It will help you understand how cookies work if you see real
programs use them. So we will examine a CGI program that displays
two forms, and that stores the information returned by calling the
cookie server. Here is the first form:
The ACTION attribute specifies the next
form in the series as a query string. The filename is relative to
the document root directory.
The string "-*Cookie*-" will be replaced by a random cookie
identifier when this form is parsed by the CGI program. This cookie
is used to uniquely identify the form information.
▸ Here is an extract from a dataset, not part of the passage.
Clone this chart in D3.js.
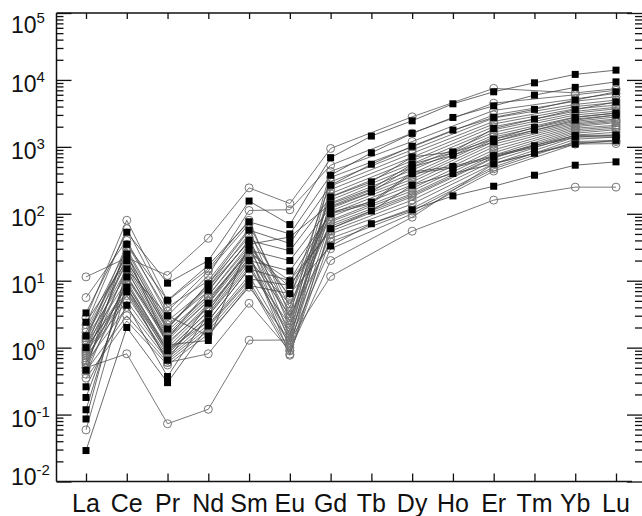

Here is the second form in the series. It should be stored
in a file named location.html because that
name was specified in the ACTION attribute of
the first form.
Since this is the last form in the series, no query information
is passed to the program.
We will do something unusual in this example by not looking
at the program that handles these programs right away. Instead,
we will examine the cookie server--the continuously running program
that maintains state for CGI programs. Then, we will return to the
program that parses the forms--the cookie client--and see how it interacts
with the server.
Here I will show a general purpose server for CGI programs
running on the local systems. Each CGI program is a cookie client.
When it connects, this server enters a long loop accepting commands,
as we will see in a moment. Please note that this is not a CGI script.
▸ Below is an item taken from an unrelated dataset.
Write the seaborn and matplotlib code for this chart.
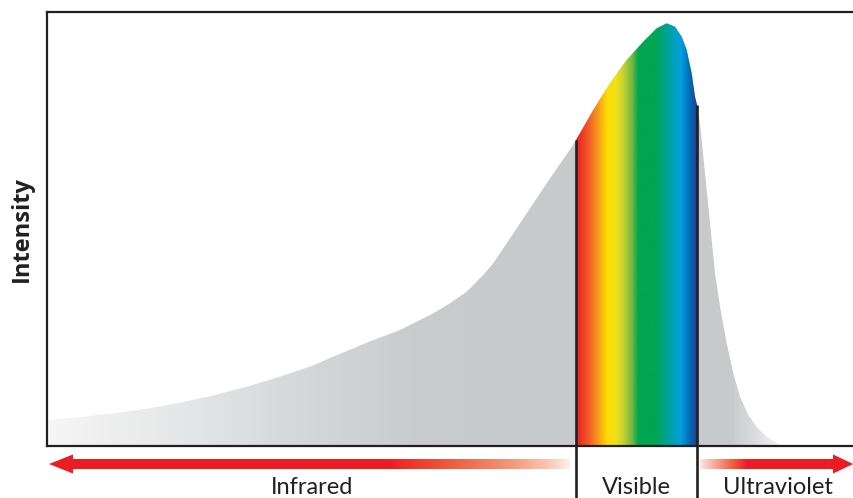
import numpy as np
import pandas as pd
import matplotlib
matplotlib.use("Agg")
import matplotlib.pyplot as plt
import matplotlib.patches as mpatches
from matplotlib.colors import LinearSegmentedColormap
import seaborn as sns

# ---------------- data (relative position 0-100, intensity 0-100) ----------------
position = [0.0, 0.83, 4.13, 8.27, 12.39, 16.52, 20.66, 24.78, 28.91, 33.05,
            35.48, 39.62, 43.74, 45.81, 47.87, 49.94, 52.01, 54.06, 55.30, 56.96,
            59.44, 61.92, 63.57, 64.81, 65.55, 67.69, 69.76, 71.83, 73.89, 75.55,
            76.79, 77.82, 78.65, 79.27, 79.89, 80.30, 80.55, 80.92, 81.54, 82.16,
            82.78, 83.40, 84.22, 85.04, 85.87, 86.90, 87.94, 89.18, 90.83, 91.08]
intensity = [6.0, 6.15, 6.68, 7.53, 8.59, 9.98, 11.69, 13.67, 16.0, 18.6,
             20.6, 23.80, 26.73, 28.64, 30.58, 32.88, 35.55, 39.40, 42.10, 46.71,
             53.62, 60.53, 65.0, 68.3, 70.5, 77.42, 83.57, 88.94, 93.16, 96.24,
             97.40, 96.61, 94.31, 91.24, 85.88, 80.48, 78.60, 74.35, 62.83, 51.31,
             39.79, 32.10, 23.66, 16.75, 11.36, 7.14, 4.45, 2.14, 0.23, 0.0]

visible_start = 65.55
visible_end = 80.55

region_labels = ["Infrared", "Visible", "Ultraviolet"]
region_centers = [32.8, 73.05, 90.6]

# colour stops (position, colour)
gray_stops = [(0, "#f6f6f6"), (19, "#e3e4e5"), (31, "#d6d7d8"), (45, "#cbcccd"),
              (55, "#c8c9cb"), (85, "#c9cacc"), (88, "#dcdddf"), (91, "#f4f4f4"),
              (100, "#ffffff")]
spectrum_stops = [(65.55, "#ed1c24"), (67.04, "#f15a29"), (68.15, "#f7941d"),
                  (69.39, "#ffdd00"), (70.38, "#f2e01a"), (71.38, "#c4d22e"),
                  (72.49, "#6bb844"), (73.23, "#00a651"), (75.34, "#00a651"),
                  (76.83, "#00a19a"), (78.44, "#00a0dc"), (79.43, "#0072bc"),
                  (80.55, "#1b3d8f")]
ir_arrow_stops = [(0.0, "#ed1c24"), (42.5, "#ed1c24"), (45.85, "#ef3b2c"),
                  (49.9, "#f05a40"), (54.0, "#f27a5a"), (58.2, "#f59d80"),
                  (62.3, "#f9c8b5"), (64.8, "#fdeee8")]
uv_arrow_stops = [(80.9, "#fce6df"), (83.0, "#f5a08a"), (85.0, "#f05a40"),
                  (86.7, "#ed1c24"), (100.0, "#ed1c24")]

INK = "#231f20"

sns.set_style("white")
plt.rcParams['font.family'] = ['Lato', 'DejaVu Sans']

fig = plt.figure(figsize=(8.54, 4.98), dpi=100)
ax = fig.add_axes([47 / 854, 52 / 498, 807 / 854, 434 / 498])

df = pd.DataFrame({"position": position, "intensity": intensity})
sns.lineplot(data=df, x="position", y="intensity", ax=ax, linewidth=0,
             color="#c8c9cb", legend=False)

fill = ax.fill_between(df["position"], df["intensity"], 0,
                       facecolor="none", edgecolor="none")
curve_path = fill.get_paths()[0]


def gradient(stops, x0, x1, y0, y1, clip, clip_transform=None, zorder=1,
             outside=False):
    span = x1 - x0
    cmap = LinearSegmentedColormap.from_list(
        "g", [((p - x0) / span, c) for p, c in stops])
    grad = np.linspace(0, 1, 1200).reshape(1, -1)
    im = ax.imshow(grad, cmap=cmap, extent=[x0, x1, y0, y1], aspect="auto",
                   origin="lower", interpolation="bilinear", zorder=zorder)
    if clip_transform is not None:
        im.set_clip_path(clip, transform=clip_transform)
    else:
        im.set_clip_path(clip)
    if outside:
        im.set_clip_box(fig.bbox)
    return im


# gray body of the spectrum
gradient(gray_stops, 0, 100, 0, 100, curve_path, ax.transData, zorder=1)
# visible rainbow
gradient(spectrum_stops, visible_start, visible_end, 0, 100, curve_path,
         ax.transData, zorder=2)

# boundary lines of the visible band
top_start = intensity[position.index(visible_start)]
top_end = intensity[position.index(visible_end)]
for xv, yt in [(visible_start, top_start), (visible_end, top_end)]:
    ax.plot([xv, xv], [-12.5, yt], color=INK, lw=1.9, clip_on=False,
            solid_capstyle="butt", zorder=4)

# arrows below the axis
ay = -4.15
ir_arrow = mpatches.FancyArrow(64.8, ay, -(64.8 - 0.25), 0, width=2.3,
                               head_width=4.4, head_length=2.97,
                               length_includes_head=True, transform=ax.transData)
uv_arrow = mpatches.FancyArrow(80.9, ay, 99.9 - 80.9, 0, width=2.3,
                               head_width=4.4, head_length=2.5,
                               length_includes_head=True, transform=ax.transData)
gradient(ir_arrow_stops, 0.0, 64.8, ay - 3, ay + 3, ir_arrow, zorder=3,
         outside=True)
gradient(uv_arrow_stops, 80.9, 100.0, ay - 3, ay + 3, uv_arrow, zorder=3,
         outside=True)

for lab, xc in zip(region_labels, region_centers):
    ax.text(xc, -11.0, lab, ha="center", va="baseline", fontsize=17,
            color=INK, clip_on=False)

ax.set_xlim(0, 100)
ax.set_ylim(0, 100)
ax.set_xticks([])
ax.set_yticks([])
ax.set_xlabel("")
ax.set_ylabel("Intensity", fontsize=17, fontweight="bold", color=INK,
              family=["Open Sans", "DejaVu Sans"])
ax.yaxis.set_label_coords(-0.0160, 0.5)

for side in ["left", "top", "bottom"]:
    ax.spines[side].set_color(INK)
    ax.spines[side].set_linewidth(1.6)
    ax.spines[side].set_zorder(5)
ax.spines["right"].set_visible(False)

fig.savefig("out.png", dpi=100)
Instead, it provides a data storage service for CGI scripts.
#!/usr/local/bin/perl
require "sockets.pl";
srand (time|$$);
The srand
function sets the random number seed. A logical OR of the current
time and the process identification number (PID) creates a very
good seed.
$HTTP_server = "128.197.27.7";
The IP address of the HTTP server from
where the CGI scripts will connect to this server is specified.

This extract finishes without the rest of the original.